Available data

· · · · · · ·

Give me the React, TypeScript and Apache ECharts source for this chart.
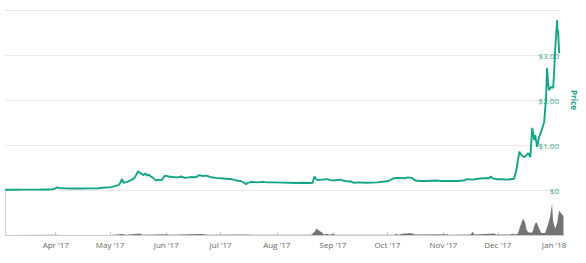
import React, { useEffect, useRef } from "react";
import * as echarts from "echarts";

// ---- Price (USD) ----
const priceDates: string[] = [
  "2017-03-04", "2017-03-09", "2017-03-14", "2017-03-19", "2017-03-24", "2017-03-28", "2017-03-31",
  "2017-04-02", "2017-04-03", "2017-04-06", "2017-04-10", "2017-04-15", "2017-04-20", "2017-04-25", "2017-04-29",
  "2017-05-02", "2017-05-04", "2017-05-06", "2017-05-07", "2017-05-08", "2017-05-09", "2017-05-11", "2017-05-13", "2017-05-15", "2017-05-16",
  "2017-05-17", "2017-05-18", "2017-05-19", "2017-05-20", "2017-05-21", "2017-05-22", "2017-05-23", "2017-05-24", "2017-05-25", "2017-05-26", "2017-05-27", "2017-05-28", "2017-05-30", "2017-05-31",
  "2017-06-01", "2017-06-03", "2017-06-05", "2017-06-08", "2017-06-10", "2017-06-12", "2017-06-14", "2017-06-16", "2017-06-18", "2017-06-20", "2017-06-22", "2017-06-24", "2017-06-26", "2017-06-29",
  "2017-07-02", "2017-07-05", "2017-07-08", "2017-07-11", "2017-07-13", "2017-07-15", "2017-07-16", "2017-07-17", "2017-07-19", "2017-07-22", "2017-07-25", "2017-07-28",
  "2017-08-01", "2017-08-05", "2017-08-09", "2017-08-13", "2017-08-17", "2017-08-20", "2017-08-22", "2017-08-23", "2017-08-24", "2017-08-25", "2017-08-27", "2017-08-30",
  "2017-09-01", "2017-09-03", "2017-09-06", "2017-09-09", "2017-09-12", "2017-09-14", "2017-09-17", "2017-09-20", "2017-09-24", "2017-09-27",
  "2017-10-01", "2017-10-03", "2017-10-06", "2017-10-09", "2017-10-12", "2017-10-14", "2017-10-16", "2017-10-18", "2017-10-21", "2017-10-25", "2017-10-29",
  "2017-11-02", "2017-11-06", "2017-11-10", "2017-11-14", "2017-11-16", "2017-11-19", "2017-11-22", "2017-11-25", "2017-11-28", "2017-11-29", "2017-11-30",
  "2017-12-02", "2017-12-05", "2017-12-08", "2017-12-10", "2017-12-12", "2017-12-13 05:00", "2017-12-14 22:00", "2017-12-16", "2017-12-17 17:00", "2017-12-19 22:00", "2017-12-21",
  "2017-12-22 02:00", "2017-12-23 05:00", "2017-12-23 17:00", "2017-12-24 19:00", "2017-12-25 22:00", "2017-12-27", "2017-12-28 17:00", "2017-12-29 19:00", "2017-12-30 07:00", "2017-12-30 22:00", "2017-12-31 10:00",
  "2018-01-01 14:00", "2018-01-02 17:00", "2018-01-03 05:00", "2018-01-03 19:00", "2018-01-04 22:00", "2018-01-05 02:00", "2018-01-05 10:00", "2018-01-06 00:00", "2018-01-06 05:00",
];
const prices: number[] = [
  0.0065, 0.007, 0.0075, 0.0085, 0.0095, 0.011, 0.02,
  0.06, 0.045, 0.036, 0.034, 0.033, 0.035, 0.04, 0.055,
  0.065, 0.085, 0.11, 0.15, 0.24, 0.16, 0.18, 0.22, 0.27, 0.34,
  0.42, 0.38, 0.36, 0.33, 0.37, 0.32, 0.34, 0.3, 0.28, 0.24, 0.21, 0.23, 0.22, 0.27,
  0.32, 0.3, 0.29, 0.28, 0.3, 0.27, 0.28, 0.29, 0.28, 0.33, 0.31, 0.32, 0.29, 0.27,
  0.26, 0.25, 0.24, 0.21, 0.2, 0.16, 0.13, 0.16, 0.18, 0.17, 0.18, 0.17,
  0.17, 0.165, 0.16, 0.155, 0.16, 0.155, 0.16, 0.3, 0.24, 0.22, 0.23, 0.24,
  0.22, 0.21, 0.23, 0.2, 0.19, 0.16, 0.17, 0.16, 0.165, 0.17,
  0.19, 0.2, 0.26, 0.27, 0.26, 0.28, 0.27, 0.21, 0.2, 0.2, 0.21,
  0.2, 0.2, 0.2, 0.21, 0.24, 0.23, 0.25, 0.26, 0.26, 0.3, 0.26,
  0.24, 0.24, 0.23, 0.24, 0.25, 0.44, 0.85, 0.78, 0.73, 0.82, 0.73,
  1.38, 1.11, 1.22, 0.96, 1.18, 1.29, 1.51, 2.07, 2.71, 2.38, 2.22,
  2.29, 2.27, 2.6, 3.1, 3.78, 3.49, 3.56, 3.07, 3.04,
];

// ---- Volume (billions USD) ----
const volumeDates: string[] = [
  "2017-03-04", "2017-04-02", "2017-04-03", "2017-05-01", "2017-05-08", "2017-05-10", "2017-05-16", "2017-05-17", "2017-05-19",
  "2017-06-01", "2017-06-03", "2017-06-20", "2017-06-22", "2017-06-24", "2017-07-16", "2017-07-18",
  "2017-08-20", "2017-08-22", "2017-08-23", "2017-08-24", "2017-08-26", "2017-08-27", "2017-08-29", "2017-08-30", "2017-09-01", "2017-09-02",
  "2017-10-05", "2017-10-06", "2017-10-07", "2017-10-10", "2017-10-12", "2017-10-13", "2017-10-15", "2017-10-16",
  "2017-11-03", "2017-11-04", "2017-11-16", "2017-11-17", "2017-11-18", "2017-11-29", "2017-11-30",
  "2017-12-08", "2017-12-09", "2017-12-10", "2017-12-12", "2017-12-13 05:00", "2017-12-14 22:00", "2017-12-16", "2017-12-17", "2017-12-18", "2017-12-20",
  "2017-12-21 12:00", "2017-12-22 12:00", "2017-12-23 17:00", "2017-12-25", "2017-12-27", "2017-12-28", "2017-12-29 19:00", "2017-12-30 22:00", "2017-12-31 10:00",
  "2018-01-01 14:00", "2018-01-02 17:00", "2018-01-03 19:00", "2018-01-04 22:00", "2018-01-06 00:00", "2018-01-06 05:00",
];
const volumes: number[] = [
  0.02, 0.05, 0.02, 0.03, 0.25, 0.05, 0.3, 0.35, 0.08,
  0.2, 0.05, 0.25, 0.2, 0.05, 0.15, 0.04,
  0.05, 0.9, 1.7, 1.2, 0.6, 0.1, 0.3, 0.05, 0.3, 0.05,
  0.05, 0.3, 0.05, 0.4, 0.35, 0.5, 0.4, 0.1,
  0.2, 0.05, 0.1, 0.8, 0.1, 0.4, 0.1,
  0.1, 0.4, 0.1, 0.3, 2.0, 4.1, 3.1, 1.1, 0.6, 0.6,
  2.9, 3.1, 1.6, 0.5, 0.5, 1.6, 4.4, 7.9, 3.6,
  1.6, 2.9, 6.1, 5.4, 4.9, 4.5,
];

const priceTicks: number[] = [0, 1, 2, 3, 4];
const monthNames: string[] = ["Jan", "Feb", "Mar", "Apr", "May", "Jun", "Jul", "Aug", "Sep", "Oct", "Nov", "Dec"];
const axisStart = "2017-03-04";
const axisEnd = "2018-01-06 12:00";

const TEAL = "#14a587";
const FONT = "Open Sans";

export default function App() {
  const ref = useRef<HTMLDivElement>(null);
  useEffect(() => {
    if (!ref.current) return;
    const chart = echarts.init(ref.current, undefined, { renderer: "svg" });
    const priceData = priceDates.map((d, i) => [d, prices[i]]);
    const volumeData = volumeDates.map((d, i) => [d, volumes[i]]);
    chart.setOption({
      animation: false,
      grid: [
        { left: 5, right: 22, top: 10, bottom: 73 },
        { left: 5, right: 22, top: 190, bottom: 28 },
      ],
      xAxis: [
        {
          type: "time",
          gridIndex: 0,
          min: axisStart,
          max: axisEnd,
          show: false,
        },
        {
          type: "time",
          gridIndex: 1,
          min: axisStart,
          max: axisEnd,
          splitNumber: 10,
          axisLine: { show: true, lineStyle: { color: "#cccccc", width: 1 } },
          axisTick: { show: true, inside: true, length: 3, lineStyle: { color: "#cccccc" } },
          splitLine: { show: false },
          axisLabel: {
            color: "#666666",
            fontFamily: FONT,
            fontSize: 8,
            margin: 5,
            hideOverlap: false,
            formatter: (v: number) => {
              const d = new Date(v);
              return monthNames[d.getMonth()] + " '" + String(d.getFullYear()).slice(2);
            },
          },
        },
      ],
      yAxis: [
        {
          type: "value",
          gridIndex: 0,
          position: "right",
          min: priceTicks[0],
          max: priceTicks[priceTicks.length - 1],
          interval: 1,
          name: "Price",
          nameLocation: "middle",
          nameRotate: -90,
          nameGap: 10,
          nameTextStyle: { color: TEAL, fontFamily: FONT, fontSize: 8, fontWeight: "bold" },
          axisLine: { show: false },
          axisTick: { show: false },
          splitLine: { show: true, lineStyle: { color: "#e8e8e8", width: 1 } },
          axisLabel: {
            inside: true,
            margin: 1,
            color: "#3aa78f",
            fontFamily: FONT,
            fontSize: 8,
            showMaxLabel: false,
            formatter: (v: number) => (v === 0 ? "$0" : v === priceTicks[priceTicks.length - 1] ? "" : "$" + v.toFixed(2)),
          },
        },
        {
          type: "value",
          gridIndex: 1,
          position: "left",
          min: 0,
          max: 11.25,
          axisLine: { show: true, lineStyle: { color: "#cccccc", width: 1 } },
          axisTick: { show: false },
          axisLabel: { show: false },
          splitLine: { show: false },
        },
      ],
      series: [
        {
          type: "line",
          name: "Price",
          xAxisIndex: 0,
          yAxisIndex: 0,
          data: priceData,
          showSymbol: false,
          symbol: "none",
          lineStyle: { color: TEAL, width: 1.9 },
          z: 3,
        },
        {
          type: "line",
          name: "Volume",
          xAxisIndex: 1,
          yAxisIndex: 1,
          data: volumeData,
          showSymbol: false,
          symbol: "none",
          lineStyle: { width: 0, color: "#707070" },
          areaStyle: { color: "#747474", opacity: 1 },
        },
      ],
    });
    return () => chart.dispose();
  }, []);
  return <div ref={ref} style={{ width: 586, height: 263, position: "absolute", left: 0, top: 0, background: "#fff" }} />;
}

· · · · · · ·

Exercise
Copy exactly the lines running from the beginning of the listing through the line that has "import * as". Drop the pictures.

Output of the exercise
Give me the React, TypeScript and Apache ECharts source for this chart.
import React, { useEffect, useRef } from "react";
import * as echarts from "echarts";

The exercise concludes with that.